18. Sahih hadisler sadece Buhârî ve Müslim’de mi geçmektedir?
Bazen bir meselede bir hadisi delil getirdiğinizde karşınızdaki şöyle diyor:
— Bu hadis Buhârî ve Müslim’de yok.
Sanki sahih hadisler sadece bu iki eserde varmış ve başka bir hadis kitabı yokmuş gibi böyle diyorlar. Onların bu sözlerine karşı şu meseleyi izah etmeliyiz:
— Sahih hadisler sadece Buhârî ve Müslim’de mi var? Diğer hadis kitapları kaynak değil midir?
Tarihte hiçbir âlim, “Buhârî ve Müslim dışında sahih hadis yoktur. Bütün sahihler Buhârî’de ve Müslim’de toplanmıştır.” gibi bir söz söylememiştir. Şimdi meseleyi rakamsal olarak ispat edelim:
İmam Buhârî Sahih’inde sadece yedi bin küsur hadis nakletmiştir. Bu yedi bin küsur hadisi 600 bin hadis içinden seçmiştir.
İbni Hacer ve İmam Süyûtî Hazretleri, İmam Buhârî’nin Sahih’i hakkında der ki:
— Kitabının hacmini büyütmemek için terk ettiği sahihler aldıklarından çok daha fazladır.
Demek, İmam Buhârî’nin bildiği sahih hadisler eserinde yazdığı yedi bin küsur hadisten ibaret değildir.

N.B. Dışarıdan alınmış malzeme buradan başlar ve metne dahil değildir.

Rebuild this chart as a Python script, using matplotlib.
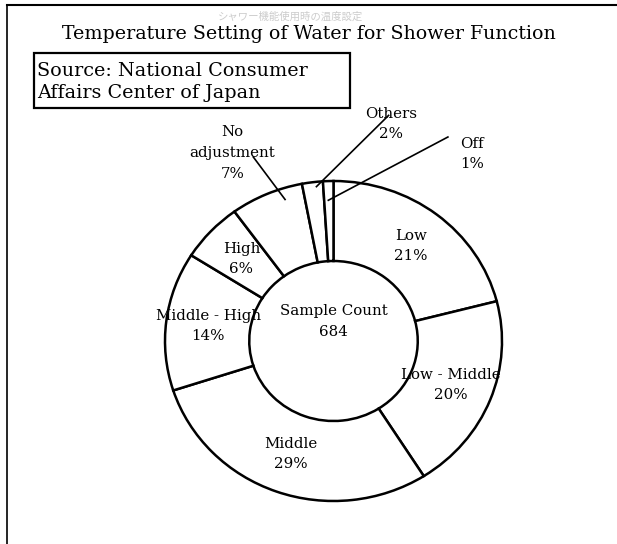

Yine İmam Müslim kendi Sahih’i hakkında der ki:
— Ben bu kitapta nazarımda sahih olan bütün hadisleri toplamadım. Sadece sıhhatinde icma olanları topladım.
İmam Kevserî bu sözde geçen icmanın, İmam Müslim’in hadis aldığı hocalarının icması olduğunu söyler.
İmam Müslim’in bu sözünden anlıyoruz ki onun nazarında sahih olan daha pek çok hadis var. Bu hadisler eserinin dışında kalmıştır. O eserine sadece hocalarının sahih olduğu konusunda ittifak ettiği hadisleri kaydetmiştir.
Bütün bu izahlarla şunu anlatmak istiyoruz: Sahih hadisler sadece Buhârî ve Müslim’de geçenlerle kayıtlı değildir. Bu iki imam dahi sahih bildikleri hadislerin çok azını eserlerinde kaydetmiştir.
Demek, illaki bir hadisin Buhârî veya Müslim’de geçmesi gerekmiyor. Hadis âlimlerinin sahih kabul ettiği bir hadisi -hangi hadis kitabında geçerse geçsin- biz de sahih kabul ederiz. Bir hadisin sıhhati hususundaki söz muhaddislere aittir. Bize düşen icmaya uymaktır.
Son olarak hadis inkârcılarına Üstad Bediüzzaman Hazretlerinin şu sözünü hatırlatıyoruz:
— Ya bir tefsiri, ya bir tevili, ya bir tabiri vardır de, ilişme!
Rabbimize hamdüsena olsun, bizi böyle kıymetli bir işte istihdam etti; bizlere bu eseri hazırlattı. Cenab-ı Mevla bu eseri günahlarımıza kefaret yapsın. Bizleri iman ve Kur’an hizmetinde daim kılsın. Âmin.